** Provided material **
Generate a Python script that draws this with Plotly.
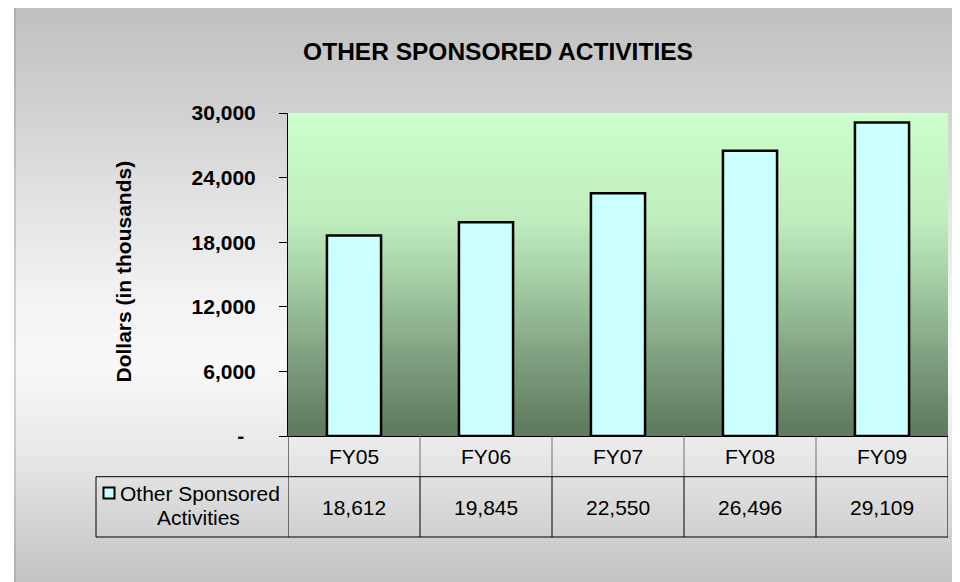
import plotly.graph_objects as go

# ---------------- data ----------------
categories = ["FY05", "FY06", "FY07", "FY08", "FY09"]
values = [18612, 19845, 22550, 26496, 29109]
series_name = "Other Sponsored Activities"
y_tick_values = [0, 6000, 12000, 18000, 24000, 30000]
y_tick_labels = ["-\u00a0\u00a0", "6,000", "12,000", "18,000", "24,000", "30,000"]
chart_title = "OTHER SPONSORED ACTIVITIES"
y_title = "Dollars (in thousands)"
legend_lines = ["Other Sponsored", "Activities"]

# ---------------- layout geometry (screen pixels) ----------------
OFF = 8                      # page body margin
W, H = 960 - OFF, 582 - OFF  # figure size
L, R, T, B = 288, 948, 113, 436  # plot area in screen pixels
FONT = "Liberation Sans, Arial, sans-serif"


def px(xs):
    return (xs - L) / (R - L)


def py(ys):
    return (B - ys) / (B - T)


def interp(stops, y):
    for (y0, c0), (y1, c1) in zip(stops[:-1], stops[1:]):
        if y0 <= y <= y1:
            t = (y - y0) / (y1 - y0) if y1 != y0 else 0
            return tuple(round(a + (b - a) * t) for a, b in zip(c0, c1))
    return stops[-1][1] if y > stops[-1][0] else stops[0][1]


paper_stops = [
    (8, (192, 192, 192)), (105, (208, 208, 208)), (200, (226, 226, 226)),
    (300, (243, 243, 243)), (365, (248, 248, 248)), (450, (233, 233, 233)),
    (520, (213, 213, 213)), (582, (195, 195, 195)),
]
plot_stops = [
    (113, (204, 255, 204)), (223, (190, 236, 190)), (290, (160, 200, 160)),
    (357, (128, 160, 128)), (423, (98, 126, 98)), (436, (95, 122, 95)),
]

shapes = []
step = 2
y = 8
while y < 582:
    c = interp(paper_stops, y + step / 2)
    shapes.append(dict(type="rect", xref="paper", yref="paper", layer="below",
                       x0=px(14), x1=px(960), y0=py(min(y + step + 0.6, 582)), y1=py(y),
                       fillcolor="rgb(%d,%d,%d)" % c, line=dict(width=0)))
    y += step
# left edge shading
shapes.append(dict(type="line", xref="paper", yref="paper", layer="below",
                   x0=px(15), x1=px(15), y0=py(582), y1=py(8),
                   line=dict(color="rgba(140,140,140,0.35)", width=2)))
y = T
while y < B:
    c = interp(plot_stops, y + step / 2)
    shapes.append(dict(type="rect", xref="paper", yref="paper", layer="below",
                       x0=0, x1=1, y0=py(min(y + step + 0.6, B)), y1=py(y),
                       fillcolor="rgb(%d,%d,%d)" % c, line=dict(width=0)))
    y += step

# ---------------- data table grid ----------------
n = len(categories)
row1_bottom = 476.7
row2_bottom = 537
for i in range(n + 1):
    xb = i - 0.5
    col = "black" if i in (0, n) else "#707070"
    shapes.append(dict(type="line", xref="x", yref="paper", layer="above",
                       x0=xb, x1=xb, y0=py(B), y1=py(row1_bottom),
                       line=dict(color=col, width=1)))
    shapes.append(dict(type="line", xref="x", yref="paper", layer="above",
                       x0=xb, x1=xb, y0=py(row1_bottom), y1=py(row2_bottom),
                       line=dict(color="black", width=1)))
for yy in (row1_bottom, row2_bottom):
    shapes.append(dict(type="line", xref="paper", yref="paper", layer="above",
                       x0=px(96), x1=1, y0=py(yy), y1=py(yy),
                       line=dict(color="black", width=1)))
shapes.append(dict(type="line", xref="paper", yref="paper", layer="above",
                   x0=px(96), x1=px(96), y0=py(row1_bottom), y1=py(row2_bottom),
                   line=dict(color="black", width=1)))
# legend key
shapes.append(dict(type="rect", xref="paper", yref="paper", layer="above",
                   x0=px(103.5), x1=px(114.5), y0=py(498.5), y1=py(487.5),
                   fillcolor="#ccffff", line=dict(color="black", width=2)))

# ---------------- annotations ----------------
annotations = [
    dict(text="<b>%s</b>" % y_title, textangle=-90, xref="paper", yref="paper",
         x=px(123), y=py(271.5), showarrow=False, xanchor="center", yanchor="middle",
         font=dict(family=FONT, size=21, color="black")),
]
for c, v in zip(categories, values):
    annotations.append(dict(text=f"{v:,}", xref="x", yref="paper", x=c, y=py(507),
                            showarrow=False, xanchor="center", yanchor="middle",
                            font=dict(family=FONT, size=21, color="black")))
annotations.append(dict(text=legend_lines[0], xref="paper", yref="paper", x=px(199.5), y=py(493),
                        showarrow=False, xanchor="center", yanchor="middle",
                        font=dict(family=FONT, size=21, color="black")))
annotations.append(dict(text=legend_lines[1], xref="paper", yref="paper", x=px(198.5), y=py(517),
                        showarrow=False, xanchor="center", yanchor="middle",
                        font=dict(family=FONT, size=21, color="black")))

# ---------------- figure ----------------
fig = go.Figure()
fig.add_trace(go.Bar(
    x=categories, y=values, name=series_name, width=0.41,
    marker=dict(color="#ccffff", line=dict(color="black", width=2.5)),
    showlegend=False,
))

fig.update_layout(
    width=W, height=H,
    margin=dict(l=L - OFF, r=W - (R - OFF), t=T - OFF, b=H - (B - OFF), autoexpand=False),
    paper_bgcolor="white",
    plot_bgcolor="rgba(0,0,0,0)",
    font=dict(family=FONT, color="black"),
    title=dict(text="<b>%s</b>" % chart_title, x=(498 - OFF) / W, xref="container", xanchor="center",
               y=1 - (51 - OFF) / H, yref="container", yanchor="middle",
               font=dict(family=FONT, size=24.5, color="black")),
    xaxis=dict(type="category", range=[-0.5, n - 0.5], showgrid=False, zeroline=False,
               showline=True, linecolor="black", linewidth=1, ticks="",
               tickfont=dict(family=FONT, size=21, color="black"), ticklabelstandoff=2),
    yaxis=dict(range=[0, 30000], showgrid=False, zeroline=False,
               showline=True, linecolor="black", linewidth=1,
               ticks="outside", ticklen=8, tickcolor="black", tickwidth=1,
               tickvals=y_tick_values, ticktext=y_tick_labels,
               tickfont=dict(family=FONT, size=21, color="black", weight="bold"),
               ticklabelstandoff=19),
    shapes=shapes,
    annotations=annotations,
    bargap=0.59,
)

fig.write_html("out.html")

** Instruction **
Transcribe the whole listing exactly. Pictures stay out of your copy.

** Output of the exercise **
Generate a Python script that draws this with Plotly.
import plotly.graph_objects as go

# ---------------- data ----------------
categories = ["FY05", "FY06", "FY07", "FY08", "FY09"]
values = [18612, 19845, 22550, 26496, 29109]
series_name = "Other Sponsored Activities"
y_tick_values = [0, 6000, 12000, 18000, 24000, 30000]
y_tick_labels = ["-\u00a0\u00a0", "6,000", "12,000", "18,000", "24,000", "30,000"]
chart_title = "OTHER SPONSORED ACTIVITIES"
y_title = "Dollars (in thousands)"
legend_lines = ["Other Sponsored", "Activities"]

# ---------------- layout geometry (screen pixels) ----------------
OFF = 8                      # page body margin
W, H = 960 - OFF, 582 - OFF  # figure size
L, R, T, B = 288, 948, 113, 436  # plot area in screen pixels
FONT = "Liberation Sans, Arial, sans-serif"


def px(xs):
    return (xs - L) / (R - L)


def py(ys):
    return (B - ys) / (B - T)


def interp(stops, y):
    for (y0, c0), (y1, c1) in zip(stops[:-1], stops[1:]):
        if y0 <= y <= y1:
            t = (y - y0) / (y1 - y0) if y1 != y0 else 0
            return tuple(round(a + (b - a) * t) for a, b in zip(c0, c1))
    return stops[-1][1] if y > stops[-1][0] else stops[0][1]


paper_stops = [
    (8, (192, 192, 192)), (105, (208, 208, 208)), (200, (226, 226, 226)),
    (300, (243, 243, 243)), (365, (248, 248, 248)), (450, (233, 233, 233)),
    (520, (213, 213, 213)), (582, (195, 195, 195)),
]
plot_stops = [
    (113, (204, 255, 204)), (223, (190, 236, 190)), (290, (160, 200, 160)),
    (357, (128, 160, 128)), (423, (98, 126, 98)), (436, (95, 122, 95)),
]

shapes = []
step = 2
y = 8
while y < 582:
    c = interp(paper_stops, y + step / 2)
    shapes.append(dict(type="rect", xref="paper", yref="paper", layer="below",
                       x0=px(14), x1=px(960), y0=py(min(y + step + 0.6, 582)), y1=py(y),
                       fillcolor="rgb(%d,%d,%d)" % c, line=dict(width=0)))
    y += step
# left edge shading
shapes.append(dict(type="line", xref="paper", yref="paper", layer="below",
                   x0=px(15), x1=px(15), y0=py(582), y1=py(8),
                   line=dict(color="rgba(140,140,140,0.35)", width=2)))
y = T
while y < B:
    c = interp(plot_stops, y + step / 2)
    shapes.append(dict(type="rect", xref="paper", yref="paper", layer="below",
                       x0=0, x1=1, y0=py(min(y + step + 0.6, B)), y1=py(y),
                       fillcolor="rgb(%d,%d,%d)" % c, line=dict(width=0)))
    y += step

# ---------------- data table grid ----------------
n = len(categories)
row1_bottom = 476.7
row2_bottom = 537
for i in range(n + 1):
    xb = i - 0.5
    col = "black" if i in (0, n) else "#707070"
    shapes.append(dict(type="line", xref="x", yref="paper", layer="above",
                       x0=xb, x1=xb, y0=py(B), y1=py(row1_bottom),
                       line=dict(color=col, width=1)))
    shapes.append(dict(type="line", xref="x", yref="paper", layer="above",
                       x0=xb, x1=xb, y0=py(row1_bottom), y1=py(row2_bottom),
                       line=dict(color="black", width=1)))
for yy in (row1_bottom, row2_bottom):
    shapes.append(dict(type="line", xref="paper", yref="paper", layer="above",
                       x0=px(96), x1=1, y0=py(yy), y1=py(yy),
                       line=dict(color="black", width=1)))
shapes.append(dict(type="line", xref="paper", yref="paper", layer="above",
                   x0=px(96), x1=px(96), y0=py(row1_bottom), y1=py(row2_bottom),
                   line=dict(color="black", width=1)))
# legend key
shapes.append(dict(type="rect", xref="paper", yref="paper", layer="above",
                   x0=px(103.5), x1=px(114.5), y0=py(498.5), y1=py(487.5),
                   fillcolor="#ccffff", line=dict(color="black", width=2)))

# ---------------- annotations ----------------
annotations = [
    dict(text="<b>%s</b>" % y_title, textangle=-90, xref="paper", yref="paper",
         x=px(123), y=py(271.5), showarrow=False, xanchor="center", yanchor="middle",
         font=dict(family=FONT, size=21, color="black")),
]
for c, v in zip(categories, values):
    annotations.append(dict(text=f"{v:,}", xref="x", yref="paper", x=c, y=py(507),
                            showarrow=False, xanchor="center", yanchor="middle",
                            font=dict(family=FONT, size=21, color="black")))
annotations.append(dict(text=legend_lines[0], xref="paper", yref="paper", x=px(199.5), y=py(493),
                        showarrow=False, xanchor="center", yanchor="middle",
                        font=dict(family=FONT, size=21, color="black")))
annotations.append(dict(text=legend_lines[1], xref="paper", yref="paper", x=px(198.5), y=py(517),
                        showarrow=False, xanchor="center", yanchor="middle",
                        font=dict(family=FONT, size=21, color="black")))

# ---------------- figure ----------------
fig = go.Figure()
fig.add_trace(go.Bar(
    x=categories, y=values, name=series_name, width=0.41,
    marker=dict(color="#ccffff", line=dict(color="black", width=2.5)),
    showlegend=False,
))

fig.update_layout(
    width=W, height=H,
    margin=dict(l=L - OFF, r=W - (R - OFF), t=T - OFF, b=H - (B - OFF), autoexpand=False),
    paper_bgcolor="white",
    plot_bgcolor="rgba(0,0,0,0)",
    font=dict(family=FONT, color="black"),
    title=dict(text="<b>%s</b>" % chart_title, x=(498 - OFF) / W, xref="container", xanchor="center",
               y=1 - (51 - OFF) / H, yref="container", yanchor="middle",
               font=dict(family=FONT, size=24.5, color="black")),
    xaxis=dict(type="category", range=[-0.5, n - 0.5], showgrid=False, zeroline=False,
               showline=True, linecolor="black", linewidth=1, ticks="",
               tickfont=dict(family=FONT, size=21, color="black"), ticklabelstandoff=2),
    yaxis=dict(range=[0, 30000], showgrid=False, zeroline=False,
               showline=True, linecolor="black", linewidth=1,
               ticks="outside", ticklen=8, tickcolor="black", tickwidth=1,
               tickvals=y_tick_values, ticktext=y_tick_labels,
               tickfont=dict(family=FONT, size=21, color="black", weight="bold"),
               ticklabelstandoff=19),
    shapes=shapes,
    annotations=annotations,
    bargap=0.59,
)

fig.write_html("out.html")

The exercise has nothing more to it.